Padova, lavorano per una ditta friulana due dei quattro operai travolti dall’acciaio incandescente

PADOVA. Quello che nessuno può immaginare succede poco prima delle otto di un turno qualunque, durante il solito lavoro, in una domenica come altre alle Acciaierie Venete di Riviera Francia, in zona industriale.
Una siviera piena di acciaio fuso si stacca dal carroponte che dovrebbe guidarla fino agli stampi, con l’equilibrio garantito da un bilanciere. Cade ed esplode davanti agli operai.
Ce ne sono otto nei paraggi, in quel momento. Due sono vicinissimi, sono dipendenti dell’azienda e occupano le postazioni di controllo delle operazioni: Marian Bratu (44 anni, romeno che abita a Cadoneghe) e Sergiu Todita (39 anni, moldavo che abita in città).
Poco più distanti ci sono anche due operai della Hayama Tech, una ditta di Fagagna che ha in appalto le manutenzioni dell’impianto. Sono David Federic Gerard Di Natale (39 anni, origini francesi, residente a Santa Maria di Sala) e Simone Vivian (34 anni, nato a Dolo e residente a Vigonovo).
I primi due vedono tutto: la siviera che si stacca dalle guide e precipita per tre metri. È come un secchio enorme e pesantissimo, contiene 90 tonnellate di acciaio fuso a più di 1.350 gradi, ancora caldissimo perché appena partito dal forno elettrico. C’è il tempo di chiudere gli occhi, dopo è come un’esplosione.

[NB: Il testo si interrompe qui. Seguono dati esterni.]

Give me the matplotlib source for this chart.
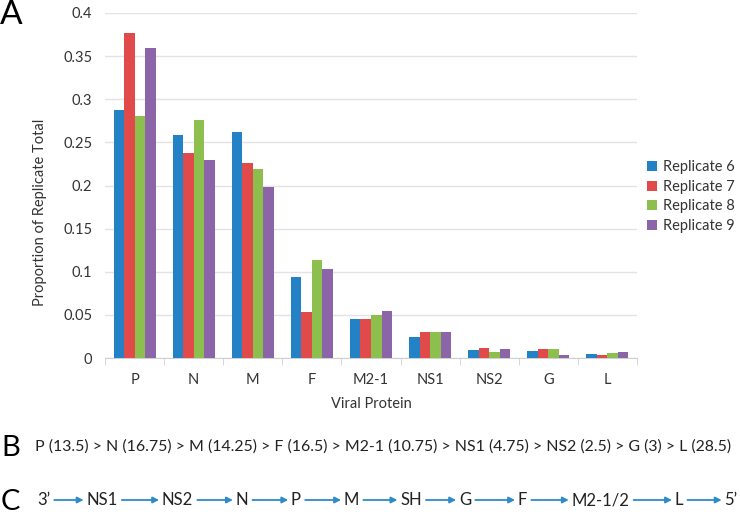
import matplotlib
matplotlib.use("Agg")
import matplotlib.pyplot as plt
import numpy as np

plt.rcParams['font.family'] = ['Lato', 'DejaVu Sans']

# --- data (panel A) ---
proteins = ["P", "N", "M", "F", "M2-1", "NS1", "NS2", "G", "L"]
rep6 = [0.288, 0.259, 0.262, 0.094, 0.045, 0.024, 0.009, 0.008, 0.005]
rep7 = [0.377, 0.238, 0.226, 0.053, 0.045, 0.030, 0.012, 0.011, 0.003]
rep8 = [0.281, 0.276, 0.219, 0.114, 0.050, 0.030, 0.007, 0.010, 0.006]
rep9 = [0.359, 0.229, 0.198, 0.103, 0.054, 0.030, 0.011, 0.004, 0.007]
series_names = ["Replicate 6", "Replicate 7", "Replicate 8", "Replicate 9"]
colors = ["#2381C6", "#E04A4A", "#8DBF4F", "#8C64A8"]
yticks = [0, 0.05, 0.1, 0.15, 0.2, 0.25, 0.3, 0.35, 0.4]
ytick_labels = ["0", "0.05", "0.1", "0.15", "0.2", "0.25", "0.3", "0.35", "0.4"]

# --- panel B ranking text ---
rank_names = ["P", "N", "M", "F", "M2-1", "NS1", "NS2", "G", "L"]
rank_vals = ["13.5", "16.75", "14.25", "16.5", "10.75", "4.75", "2.5", "3", "28.5"]

# --- panel C gene order ---
gene_order = ["3\u2019", "NS1", "NS2", "N", "P", "M", "SH", "G", "F", "M2-1/2", "L", "5\u2019"]
gene_x = [43.5, 102, 177.5, 242, 296, 351.5, 411, 465, 522.5, 600.5, 679, 731]

W, H = 740, 514
txt = "#333333"
fig = plt.figure(figsize=(W / 100, H / 100), dpi=100)
ax = fig.add_axes([105 / W, 1 - 358 / H, (637 - 105) / W, (358 - 13) / H])

x = np.arange(len(proteins))
bw = 0.178
for i, (vals, name, c) in enumerate(zip([rep6, rep7, rep8, rep9], series_names, colors)):
    ax.bar(x + (i - 1.5) * bw, vals, bw, color=c, label=name, zorder=3)

ax.set_xlim(-0.5, len(proteins) - 0.5)
ax.set_ylim(0, 0.4)
ax.set_yticks(yticks)
ax.set_yticklabels(ytick_labels)
ax.yaxis.grid(True, color="#E3E3E3", linewidth=1, zorder=0)
ax.set_xticks(x)
ax.set_xticklabels(proteins)
ax.set_xticks(np.arange(-0.5, len(proteins)), minor=True)
ax.tick_params(axis="x", which="major", length=0, pad=11, labelsize=10.5, colors=txt)
ax.tick_params(axis="x", which="minor", length=5, color="#D0D0D0")
ax.tick_params(axis="y", length=0, pad=9, labelsize=10.5, colors=txt)
for s in ["top", "right", "left"]:
    ax.spines[s].set_visible(False)
ax.spines["bottom"].set_color("#D0D0D0")

fig.text(371 / W, 1 - 404 / H, "Viral Protein", ha="center", va="center", fontsize=10.5, color=txt)
fig.text(40 / W, 1 - 212 / H, "Proportion of Replicate Total", ha="center", va="center",
         rotation=90, fontsize=10.5, color=txt)

ax.legend(loc="center left", bbox_to_anchor=(1.0, 0.468), frameon=False, fontsize=10.5,
          handlelength=0.65, handleheight=0.65, handletextpad=0.4, labelspacing=0.38,
          borderaxespad=0.3, labelcolor=txt)

# panel letters
fig.text(0 / W, 1 - 15 / H, "A", ha="left", va="center", fontsize=24)
fig.text(1 / W, 1 - 448 / H, "B", ha="left", va="center", fontsize=21)
fig.text(1 / W, 1 - 502 / H, "C", ha="left", va="center", fontsize=21)

# panel B
rank_text = " > ".join(f"{n} ({v})" for n, v in zip(rank_names, rank_vals))
fig.text(35 / W, 1 - 447 / H, rank_text, ha="left", va="center", fontsize=11.45, color="#222222")

# panel C
texts = [fig.text(gx / W, 1 - 500 / H, g, ha="center", va="center", fontsize=12, color="#222222")
         for g, gx in zip(gene_order, gene_x)]
for a, b in zip(texts[:-1], texts[1:]):
    fig.add_artist(plt.Annotation("", xy=(0, 0.5), xycoords=b, xytext=(1, 0.5), textcoords=a,
                                  arrowprops=dict(arrowstyle="-|>", color="#2E8BC9", lw=1.3,
                                                  shrinkA=3, shrinkB=2, mutation_scale=9)))

fig.savefig("out.png", dpi=100)
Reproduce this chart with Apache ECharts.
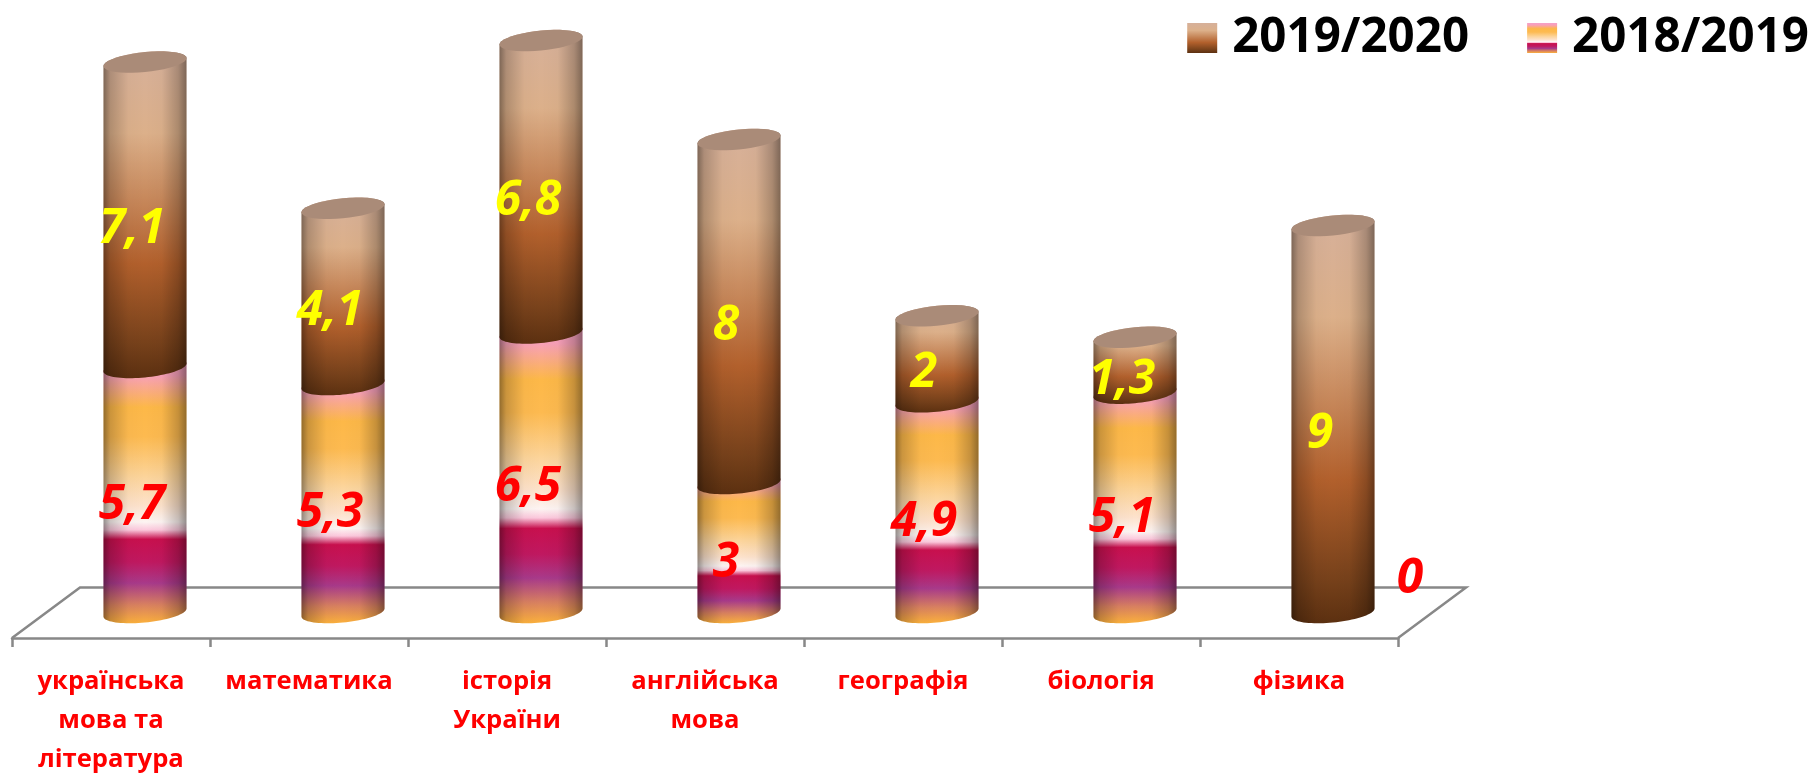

L’ondata di calore è un vento violento. L’inferno. Restano a terra, quei due, e anche gli altri due più indietro, esposti alla deflagrazione e travolti. Le tute incenerite, il corpo bruciato.
Quello che nessuno sa raccontare succede negli attimi successivi, drammatici e densi di quell’incredulità che solo le tragedie più imprevedibili portano in dote. Nel capannone si sprigiona un incendio che sarà domato grazie alla risposta efficiente della squadra di sicurezza interna.
Si soccorrono i feriti, che sembrano subito gravissimi. Tutti gli operai del capannone hanno le tute bruciate: vengono fatti spogliare e portati sotto docce fredde. Tutti tranne quei quattro.
Marian Bratu è già sull’ambulanza: cento per cento del corpo ustionato, finirà in ospedale a Padova, in prognosi riservata. Nelle stesse condizioni è Sergiu Todita che parte in elicottero verso il centro grandi ustionati di Cesena.
È un po’ meno grave, con il 70 per cento del corpo coperto da ustioni e una gamba fratturata, David Federic Gerard Di Natale, che va via in ambulanza, arriva in ospedale a Padova e da lì sarà poi trasportato al centro ustioni di Verona.
Il meno grave è Simone Vivian, che in ambulanza finisce al pronto soccorso del Sant’Antonio da dove sarà poi dimesso nel pomeriggio.
Sono tutti coscienti, racconteranno i colleghi più tardi, tranne Sergiu Todita. I più gravi, diranno i bollettini medici attesi con ansia per tutta la giornata, manterranno condizioni stabili fino a sera.
Gravissime ma stabili. In prognosi riservata e appesi alla speranza di tutta la città, che al decollo dell’ultimo elicottero comincia a sapere di questo incidente terribile, avvenuto in un luogo che ha anche un valore simbolico, per i 400 operai che ci lavorano.
Quello che nessuno sa spiegare, a questo punto, è come sia successo. L’azienda si ferma, è già sotto sequestro e fino a sera l’ipotesi di una ripresa parziale dell’attività stamattina, anche solo in altri reparti, viene esclusa. L’inchiesta si fatto è già partita.